**Stated problem**
Find all the lines with "code" and gather them.

::::::

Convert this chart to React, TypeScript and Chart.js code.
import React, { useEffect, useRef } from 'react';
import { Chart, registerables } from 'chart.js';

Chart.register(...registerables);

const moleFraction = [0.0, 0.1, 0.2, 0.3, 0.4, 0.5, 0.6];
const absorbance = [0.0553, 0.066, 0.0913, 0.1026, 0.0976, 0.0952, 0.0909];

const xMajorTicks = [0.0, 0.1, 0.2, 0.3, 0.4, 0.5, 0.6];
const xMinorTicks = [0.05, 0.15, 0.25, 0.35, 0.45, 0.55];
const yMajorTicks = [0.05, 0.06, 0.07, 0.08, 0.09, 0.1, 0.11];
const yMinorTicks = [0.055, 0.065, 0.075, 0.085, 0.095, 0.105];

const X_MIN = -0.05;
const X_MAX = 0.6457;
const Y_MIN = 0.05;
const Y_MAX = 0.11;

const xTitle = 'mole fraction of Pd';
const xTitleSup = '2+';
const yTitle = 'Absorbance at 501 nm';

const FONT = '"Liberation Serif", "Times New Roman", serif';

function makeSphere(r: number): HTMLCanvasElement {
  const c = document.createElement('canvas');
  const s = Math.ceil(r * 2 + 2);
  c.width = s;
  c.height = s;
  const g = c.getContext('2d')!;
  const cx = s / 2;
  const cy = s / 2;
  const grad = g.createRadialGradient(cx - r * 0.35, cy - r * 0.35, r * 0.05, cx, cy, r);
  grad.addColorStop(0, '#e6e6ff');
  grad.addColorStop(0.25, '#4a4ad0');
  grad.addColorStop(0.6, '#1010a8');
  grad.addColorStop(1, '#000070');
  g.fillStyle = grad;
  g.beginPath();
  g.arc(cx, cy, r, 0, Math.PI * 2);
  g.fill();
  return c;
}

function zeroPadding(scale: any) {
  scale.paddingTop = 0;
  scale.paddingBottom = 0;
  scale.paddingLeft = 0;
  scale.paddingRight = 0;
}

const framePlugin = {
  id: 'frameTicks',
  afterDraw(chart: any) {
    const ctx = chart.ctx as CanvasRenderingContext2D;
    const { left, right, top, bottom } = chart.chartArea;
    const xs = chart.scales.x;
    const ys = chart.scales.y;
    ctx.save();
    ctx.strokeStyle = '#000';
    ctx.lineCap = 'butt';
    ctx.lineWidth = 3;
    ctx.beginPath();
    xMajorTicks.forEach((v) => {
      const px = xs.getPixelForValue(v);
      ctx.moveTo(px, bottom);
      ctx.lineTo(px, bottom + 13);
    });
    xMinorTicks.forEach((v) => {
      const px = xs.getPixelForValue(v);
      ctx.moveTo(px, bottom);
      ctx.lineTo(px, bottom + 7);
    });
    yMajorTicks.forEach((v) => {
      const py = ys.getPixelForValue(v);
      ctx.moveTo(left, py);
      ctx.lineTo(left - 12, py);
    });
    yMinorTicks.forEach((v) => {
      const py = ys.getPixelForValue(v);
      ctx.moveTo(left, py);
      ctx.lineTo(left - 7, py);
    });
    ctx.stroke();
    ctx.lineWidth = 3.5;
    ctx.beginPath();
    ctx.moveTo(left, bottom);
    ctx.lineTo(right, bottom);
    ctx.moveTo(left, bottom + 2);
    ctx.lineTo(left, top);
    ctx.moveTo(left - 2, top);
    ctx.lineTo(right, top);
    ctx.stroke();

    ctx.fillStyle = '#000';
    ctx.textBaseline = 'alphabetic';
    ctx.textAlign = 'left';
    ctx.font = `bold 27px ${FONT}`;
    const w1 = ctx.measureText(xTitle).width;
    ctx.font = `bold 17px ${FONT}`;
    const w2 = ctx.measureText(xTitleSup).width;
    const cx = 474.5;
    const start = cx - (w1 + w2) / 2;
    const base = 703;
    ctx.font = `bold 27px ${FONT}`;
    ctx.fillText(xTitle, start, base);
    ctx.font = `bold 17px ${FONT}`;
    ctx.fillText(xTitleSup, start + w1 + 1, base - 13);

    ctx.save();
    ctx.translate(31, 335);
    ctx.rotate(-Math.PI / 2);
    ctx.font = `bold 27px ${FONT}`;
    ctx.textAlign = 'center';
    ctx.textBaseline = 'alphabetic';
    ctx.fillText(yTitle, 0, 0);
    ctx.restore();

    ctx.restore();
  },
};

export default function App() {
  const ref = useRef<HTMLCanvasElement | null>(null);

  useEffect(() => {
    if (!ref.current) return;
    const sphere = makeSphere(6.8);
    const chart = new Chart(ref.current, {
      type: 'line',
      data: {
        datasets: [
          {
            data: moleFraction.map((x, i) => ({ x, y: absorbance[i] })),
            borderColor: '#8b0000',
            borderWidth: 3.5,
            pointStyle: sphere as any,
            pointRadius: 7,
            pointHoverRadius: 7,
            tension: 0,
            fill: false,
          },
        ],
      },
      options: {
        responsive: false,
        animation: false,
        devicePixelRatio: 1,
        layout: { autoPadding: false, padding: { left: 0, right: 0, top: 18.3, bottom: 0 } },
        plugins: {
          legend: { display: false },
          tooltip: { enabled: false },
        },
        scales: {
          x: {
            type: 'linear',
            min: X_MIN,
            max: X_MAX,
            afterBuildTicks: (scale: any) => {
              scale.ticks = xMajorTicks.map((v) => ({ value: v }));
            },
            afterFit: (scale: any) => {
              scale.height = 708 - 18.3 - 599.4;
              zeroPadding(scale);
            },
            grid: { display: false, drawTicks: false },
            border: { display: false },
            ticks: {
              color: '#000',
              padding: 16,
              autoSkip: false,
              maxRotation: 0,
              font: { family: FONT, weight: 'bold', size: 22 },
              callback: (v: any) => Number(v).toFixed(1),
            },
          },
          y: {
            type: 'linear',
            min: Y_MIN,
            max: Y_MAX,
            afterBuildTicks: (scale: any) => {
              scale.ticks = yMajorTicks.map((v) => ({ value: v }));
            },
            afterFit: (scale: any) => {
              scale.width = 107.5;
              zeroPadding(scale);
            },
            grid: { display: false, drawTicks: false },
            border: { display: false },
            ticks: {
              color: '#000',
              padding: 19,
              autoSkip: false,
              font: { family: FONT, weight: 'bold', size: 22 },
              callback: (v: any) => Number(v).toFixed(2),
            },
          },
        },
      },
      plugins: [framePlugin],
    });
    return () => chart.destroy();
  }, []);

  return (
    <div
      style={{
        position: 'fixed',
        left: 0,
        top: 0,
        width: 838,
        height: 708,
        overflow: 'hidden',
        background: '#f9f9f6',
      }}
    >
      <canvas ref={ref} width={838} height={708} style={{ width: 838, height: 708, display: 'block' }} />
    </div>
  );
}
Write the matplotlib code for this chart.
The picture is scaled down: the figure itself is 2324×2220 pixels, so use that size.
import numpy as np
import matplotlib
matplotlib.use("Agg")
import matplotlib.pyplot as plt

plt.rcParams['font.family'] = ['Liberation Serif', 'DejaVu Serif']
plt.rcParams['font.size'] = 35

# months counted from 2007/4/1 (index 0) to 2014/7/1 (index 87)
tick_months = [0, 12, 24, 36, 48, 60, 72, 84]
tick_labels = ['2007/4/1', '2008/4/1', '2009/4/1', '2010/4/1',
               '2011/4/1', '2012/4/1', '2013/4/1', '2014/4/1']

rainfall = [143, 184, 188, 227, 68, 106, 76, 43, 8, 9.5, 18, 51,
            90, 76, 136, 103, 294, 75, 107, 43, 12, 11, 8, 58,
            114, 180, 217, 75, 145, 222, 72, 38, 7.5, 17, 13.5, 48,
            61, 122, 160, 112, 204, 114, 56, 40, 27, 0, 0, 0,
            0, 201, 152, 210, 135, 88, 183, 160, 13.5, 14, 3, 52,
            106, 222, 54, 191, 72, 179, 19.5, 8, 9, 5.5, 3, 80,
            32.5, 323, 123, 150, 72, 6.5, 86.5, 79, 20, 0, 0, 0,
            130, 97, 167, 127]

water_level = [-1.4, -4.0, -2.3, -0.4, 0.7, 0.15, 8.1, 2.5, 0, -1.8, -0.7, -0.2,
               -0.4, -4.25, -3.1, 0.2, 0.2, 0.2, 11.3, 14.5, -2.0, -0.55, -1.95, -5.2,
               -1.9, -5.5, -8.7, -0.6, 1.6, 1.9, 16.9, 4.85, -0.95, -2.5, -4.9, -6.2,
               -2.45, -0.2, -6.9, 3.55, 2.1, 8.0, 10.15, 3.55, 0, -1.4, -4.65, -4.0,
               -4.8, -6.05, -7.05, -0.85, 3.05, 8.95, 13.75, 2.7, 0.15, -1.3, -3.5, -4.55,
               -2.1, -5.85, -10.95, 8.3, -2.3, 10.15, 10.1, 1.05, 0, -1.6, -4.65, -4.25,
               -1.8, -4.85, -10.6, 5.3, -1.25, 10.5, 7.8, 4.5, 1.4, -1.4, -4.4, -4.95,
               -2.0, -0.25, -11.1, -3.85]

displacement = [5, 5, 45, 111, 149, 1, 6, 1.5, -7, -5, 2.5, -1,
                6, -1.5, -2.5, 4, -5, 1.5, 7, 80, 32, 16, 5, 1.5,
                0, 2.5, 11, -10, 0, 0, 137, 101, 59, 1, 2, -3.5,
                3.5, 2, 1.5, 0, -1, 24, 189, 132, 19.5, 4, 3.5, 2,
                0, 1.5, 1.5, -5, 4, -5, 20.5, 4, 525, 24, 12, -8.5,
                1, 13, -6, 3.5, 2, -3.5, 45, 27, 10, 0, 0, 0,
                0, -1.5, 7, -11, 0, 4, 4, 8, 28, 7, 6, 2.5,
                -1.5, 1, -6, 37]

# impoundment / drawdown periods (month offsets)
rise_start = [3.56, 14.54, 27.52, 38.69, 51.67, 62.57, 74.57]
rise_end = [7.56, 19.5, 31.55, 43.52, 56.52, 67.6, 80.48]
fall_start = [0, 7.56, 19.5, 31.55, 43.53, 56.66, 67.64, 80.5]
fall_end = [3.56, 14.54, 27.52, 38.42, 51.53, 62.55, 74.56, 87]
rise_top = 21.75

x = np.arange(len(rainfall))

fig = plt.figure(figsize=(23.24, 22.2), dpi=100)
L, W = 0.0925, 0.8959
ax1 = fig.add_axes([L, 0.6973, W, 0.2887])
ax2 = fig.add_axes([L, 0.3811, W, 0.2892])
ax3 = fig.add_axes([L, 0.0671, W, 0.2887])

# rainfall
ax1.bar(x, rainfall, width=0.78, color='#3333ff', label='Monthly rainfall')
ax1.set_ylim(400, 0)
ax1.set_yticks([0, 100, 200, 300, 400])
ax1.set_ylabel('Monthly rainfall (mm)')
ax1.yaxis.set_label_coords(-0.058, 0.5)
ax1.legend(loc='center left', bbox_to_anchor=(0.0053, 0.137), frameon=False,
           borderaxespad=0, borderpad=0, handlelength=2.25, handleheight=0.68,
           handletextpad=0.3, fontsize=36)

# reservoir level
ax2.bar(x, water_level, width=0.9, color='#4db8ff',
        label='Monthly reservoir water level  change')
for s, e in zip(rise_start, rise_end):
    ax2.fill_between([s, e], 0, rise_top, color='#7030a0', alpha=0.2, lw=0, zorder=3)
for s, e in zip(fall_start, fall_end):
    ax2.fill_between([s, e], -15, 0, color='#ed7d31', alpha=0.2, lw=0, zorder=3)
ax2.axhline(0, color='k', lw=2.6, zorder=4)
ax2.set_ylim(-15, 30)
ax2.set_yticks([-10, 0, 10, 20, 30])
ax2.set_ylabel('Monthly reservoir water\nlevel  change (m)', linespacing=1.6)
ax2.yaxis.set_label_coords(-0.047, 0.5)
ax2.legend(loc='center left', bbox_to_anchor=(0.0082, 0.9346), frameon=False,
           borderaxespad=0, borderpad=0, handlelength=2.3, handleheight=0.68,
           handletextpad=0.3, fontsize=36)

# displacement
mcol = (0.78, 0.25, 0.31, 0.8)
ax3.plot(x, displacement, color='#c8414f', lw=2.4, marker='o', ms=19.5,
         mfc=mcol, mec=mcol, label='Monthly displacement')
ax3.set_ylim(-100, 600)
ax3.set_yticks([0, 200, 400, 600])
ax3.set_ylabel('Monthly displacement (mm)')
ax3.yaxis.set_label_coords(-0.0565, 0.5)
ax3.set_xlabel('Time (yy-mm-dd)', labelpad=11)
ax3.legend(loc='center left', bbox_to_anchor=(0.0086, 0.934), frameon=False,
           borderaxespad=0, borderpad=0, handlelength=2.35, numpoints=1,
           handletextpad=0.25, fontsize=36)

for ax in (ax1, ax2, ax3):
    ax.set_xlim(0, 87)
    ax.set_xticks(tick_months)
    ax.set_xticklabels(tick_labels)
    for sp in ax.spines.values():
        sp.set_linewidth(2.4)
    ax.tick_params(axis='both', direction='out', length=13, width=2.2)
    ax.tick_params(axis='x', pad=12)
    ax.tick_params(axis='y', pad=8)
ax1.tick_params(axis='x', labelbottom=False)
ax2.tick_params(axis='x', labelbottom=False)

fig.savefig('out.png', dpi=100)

::::::

**Response to this task**
Convert this chart to React, TypeScript and Chart.js code.
Write the matplotlib code for this chart.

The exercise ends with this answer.